The California-based biotechnology company filed for Chapter 11 bankruptcy on March 23 to facilitate the sale of its assets, sparking concerns over the handling of the sensitive genetic data it holds.
“This isn’t just data – it’s your DNA. It’s personal, permanent, and deeply private,” Oregon Attorney General Dan Rayfield said in the statement. “People did not submit their personal data to 23andMe thinking their genetic blueprint would later be sold off to the highest bidder.”
In their lawsuit, the states contended that 23andMe should obtain expressed consent from its customers before transferring or selling their data to another company.
“Virtually all of this ‘customer data’ is immutable. If stolen or misused, it cannot be changed or replaced,” they stated in the suit. “In other words, the magnitude of the data in this proposed sale stretches far beyond the 23andMe consumers, impacting those who have no awareness of the sale as well as human beings who do not even exist yet.”
Joining Rayfield in the suit are attorneys general from Arizona, Colorado, Connecticut, the District of Columbia, Florida, Illinois, Kansas, Kentucky, Louisiana, Maine, Michigan, Minnesota, Missouri, New Hampshire, New Mexico, New York, North Carolina, Oklahoma, Pennsylvania, South Carolina, South Dakota, Utah, Vermont, Virginia, Washington, West Virginia, and Wisconsin.

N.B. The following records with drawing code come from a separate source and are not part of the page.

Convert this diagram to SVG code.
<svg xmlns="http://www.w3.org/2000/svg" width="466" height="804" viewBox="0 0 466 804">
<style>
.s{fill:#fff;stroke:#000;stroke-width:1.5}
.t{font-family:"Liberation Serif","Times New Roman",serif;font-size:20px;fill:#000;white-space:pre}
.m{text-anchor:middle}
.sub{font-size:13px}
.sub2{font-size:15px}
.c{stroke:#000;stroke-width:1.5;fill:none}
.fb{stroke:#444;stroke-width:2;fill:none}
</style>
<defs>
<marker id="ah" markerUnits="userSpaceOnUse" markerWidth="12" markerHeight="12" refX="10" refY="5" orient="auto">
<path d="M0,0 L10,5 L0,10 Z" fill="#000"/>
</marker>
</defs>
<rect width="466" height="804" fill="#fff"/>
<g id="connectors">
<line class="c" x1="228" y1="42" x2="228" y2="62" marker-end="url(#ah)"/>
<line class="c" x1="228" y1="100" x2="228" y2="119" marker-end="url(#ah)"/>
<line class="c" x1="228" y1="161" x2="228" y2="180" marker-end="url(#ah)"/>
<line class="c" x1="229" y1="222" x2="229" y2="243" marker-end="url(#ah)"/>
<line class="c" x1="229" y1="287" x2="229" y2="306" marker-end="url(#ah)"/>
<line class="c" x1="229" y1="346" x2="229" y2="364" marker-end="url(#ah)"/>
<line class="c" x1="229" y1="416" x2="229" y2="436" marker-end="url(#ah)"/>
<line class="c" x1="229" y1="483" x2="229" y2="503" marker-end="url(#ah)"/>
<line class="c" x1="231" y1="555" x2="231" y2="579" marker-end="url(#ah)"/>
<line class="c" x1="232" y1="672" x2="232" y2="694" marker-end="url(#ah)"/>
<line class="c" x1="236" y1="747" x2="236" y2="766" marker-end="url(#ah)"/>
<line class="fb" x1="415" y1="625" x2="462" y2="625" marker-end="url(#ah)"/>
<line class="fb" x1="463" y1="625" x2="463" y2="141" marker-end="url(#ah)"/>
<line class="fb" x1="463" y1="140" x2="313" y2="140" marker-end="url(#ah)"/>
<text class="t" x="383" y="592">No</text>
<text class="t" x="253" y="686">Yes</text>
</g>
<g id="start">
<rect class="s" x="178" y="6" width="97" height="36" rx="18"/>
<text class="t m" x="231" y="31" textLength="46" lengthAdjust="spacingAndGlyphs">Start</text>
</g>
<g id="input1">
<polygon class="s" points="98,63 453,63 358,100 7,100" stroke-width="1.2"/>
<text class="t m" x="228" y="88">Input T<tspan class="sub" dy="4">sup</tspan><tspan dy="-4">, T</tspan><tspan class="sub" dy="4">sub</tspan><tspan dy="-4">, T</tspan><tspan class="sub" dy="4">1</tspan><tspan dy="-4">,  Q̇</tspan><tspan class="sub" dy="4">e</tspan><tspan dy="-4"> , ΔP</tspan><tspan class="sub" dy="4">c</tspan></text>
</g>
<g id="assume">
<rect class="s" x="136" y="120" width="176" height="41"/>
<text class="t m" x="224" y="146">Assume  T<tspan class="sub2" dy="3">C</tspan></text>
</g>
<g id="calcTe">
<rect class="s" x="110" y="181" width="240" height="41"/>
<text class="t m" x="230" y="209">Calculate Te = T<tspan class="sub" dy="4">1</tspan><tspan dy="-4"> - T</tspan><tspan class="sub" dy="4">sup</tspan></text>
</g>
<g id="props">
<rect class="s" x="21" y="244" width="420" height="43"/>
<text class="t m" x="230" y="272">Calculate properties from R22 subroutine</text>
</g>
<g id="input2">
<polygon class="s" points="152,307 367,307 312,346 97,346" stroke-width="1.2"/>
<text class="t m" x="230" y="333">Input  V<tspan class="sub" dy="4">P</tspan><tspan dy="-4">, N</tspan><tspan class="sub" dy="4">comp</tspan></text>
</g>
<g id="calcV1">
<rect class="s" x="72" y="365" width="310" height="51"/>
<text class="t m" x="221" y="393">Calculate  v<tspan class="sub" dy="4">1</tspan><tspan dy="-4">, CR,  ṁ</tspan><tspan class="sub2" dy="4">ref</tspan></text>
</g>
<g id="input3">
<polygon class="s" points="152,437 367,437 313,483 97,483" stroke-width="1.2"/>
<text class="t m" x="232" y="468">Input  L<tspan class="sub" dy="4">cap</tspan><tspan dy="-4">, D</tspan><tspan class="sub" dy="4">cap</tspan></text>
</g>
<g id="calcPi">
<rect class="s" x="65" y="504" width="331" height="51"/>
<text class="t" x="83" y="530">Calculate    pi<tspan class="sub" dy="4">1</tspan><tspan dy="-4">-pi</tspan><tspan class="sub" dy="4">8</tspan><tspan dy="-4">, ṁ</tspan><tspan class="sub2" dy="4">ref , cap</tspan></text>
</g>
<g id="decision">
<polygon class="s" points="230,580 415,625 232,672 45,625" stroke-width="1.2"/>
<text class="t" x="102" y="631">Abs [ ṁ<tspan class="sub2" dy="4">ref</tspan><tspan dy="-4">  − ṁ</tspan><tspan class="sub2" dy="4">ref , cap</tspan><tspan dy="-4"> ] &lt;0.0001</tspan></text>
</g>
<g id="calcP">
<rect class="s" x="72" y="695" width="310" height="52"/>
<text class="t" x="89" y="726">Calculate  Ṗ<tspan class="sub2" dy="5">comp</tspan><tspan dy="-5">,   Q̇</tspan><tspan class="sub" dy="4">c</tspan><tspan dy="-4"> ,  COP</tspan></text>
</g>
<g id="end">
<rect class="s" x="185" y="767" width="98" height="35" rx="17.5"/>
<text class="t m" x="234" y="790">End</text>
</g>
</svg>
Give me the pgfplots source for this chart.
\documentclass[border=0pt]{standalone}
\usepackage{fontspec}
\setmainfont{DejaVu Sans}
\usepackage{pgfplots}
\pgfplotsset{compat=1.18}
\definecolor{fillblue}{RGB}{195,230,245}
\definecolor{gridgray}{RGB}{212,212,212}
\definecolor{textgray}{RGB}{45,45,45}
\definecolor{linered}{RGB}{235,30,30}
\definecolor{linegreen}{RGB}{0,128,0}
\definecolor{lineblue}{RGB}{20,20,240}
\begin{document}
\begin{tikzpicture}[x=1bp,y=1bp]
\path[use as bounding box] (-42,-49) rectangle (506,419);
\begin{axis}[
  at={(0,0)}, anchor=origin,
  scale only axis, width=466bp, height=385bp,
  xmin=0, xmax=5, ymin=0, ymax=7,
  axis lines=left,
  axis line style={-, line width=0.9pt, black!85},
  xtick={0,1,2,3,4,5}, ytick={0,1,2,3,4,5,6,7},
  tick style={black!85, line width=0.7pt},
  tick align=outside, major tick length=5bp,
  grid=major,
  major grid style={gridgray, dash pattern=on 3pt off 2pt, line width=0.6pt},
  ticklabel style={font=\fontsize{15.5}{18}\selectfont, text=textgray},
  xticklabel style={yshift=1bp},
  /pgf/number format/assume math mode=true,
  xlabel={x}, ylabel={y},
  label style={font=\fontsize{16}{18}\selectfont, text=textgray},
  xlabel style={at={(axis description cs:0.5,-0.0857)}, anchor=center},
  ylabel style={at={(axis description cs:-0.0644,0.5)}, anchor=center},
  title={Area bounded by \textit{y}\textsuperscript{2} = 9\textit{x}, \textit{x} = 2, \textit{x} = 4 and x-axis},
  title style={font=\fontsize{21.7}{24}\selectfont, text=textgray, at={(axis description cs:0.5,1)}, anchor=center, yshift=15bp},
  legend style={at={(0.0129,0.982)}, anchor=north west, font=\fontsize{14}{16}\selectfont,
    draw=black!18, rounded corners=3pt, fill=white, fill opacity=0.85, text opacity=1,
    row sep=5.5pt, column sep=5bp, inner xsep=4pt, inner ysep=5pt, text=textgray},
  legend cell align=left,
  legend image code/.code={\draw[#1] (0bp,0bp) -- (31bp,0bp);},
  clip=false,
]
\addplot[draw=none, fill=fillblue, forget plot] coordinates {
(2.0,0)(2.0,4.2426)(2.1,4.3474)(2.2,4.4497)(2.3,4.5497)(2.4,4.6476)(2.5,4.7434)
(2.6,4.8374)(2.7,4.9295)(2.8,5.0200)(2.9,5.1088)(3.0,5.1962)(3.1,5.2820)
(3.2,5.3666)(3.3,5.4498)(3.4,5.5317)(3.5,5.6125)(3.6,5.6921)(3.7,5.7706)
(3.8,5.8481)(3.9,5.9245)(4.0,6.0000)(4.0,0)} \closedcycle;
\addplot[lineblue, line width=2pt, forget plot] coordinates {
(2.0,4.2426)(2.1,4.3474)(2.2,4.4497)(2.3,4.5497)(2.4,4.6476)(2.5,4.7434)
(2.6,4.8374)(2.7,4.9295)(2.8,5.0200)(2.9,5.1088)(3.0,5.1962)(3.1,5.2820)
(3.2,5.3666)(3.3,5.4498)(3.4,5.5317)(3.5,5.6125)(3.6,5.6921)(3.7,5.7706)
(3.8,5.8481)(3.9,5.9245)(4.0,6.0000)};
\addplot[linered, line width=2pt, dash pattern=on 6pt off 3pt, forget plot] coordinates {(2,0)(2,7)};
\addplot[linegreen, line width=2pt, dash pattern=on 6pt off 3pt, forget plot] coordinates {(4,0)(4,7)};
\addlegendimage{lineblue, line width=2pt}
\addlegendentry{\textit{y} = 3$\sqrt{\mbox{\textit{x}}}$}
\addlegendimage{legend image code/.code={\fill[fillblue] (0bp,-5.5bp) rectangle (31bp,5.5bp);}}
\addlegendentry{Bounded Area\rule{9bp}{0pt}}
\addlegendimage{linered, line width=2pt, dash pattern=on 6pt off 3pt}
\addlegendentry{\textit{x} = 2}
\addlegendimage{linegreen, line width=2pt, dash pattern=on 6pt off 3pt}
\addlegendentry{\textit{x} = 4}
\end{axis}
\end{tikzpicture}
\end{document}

Responding to a media inquiry, 23AndMe pointed to interim CEO Joseph Selsavage’s remarks during Tuesday’s House Oversight Committee hearing, in which he affirmed the company’s commitment to customer data privacy.
These data encompassed users’ origin estimation, phenotype, health information, photos, and identification data. The company said at the time that it believed “threat actors” gained access to accounts where users recycled login credentials.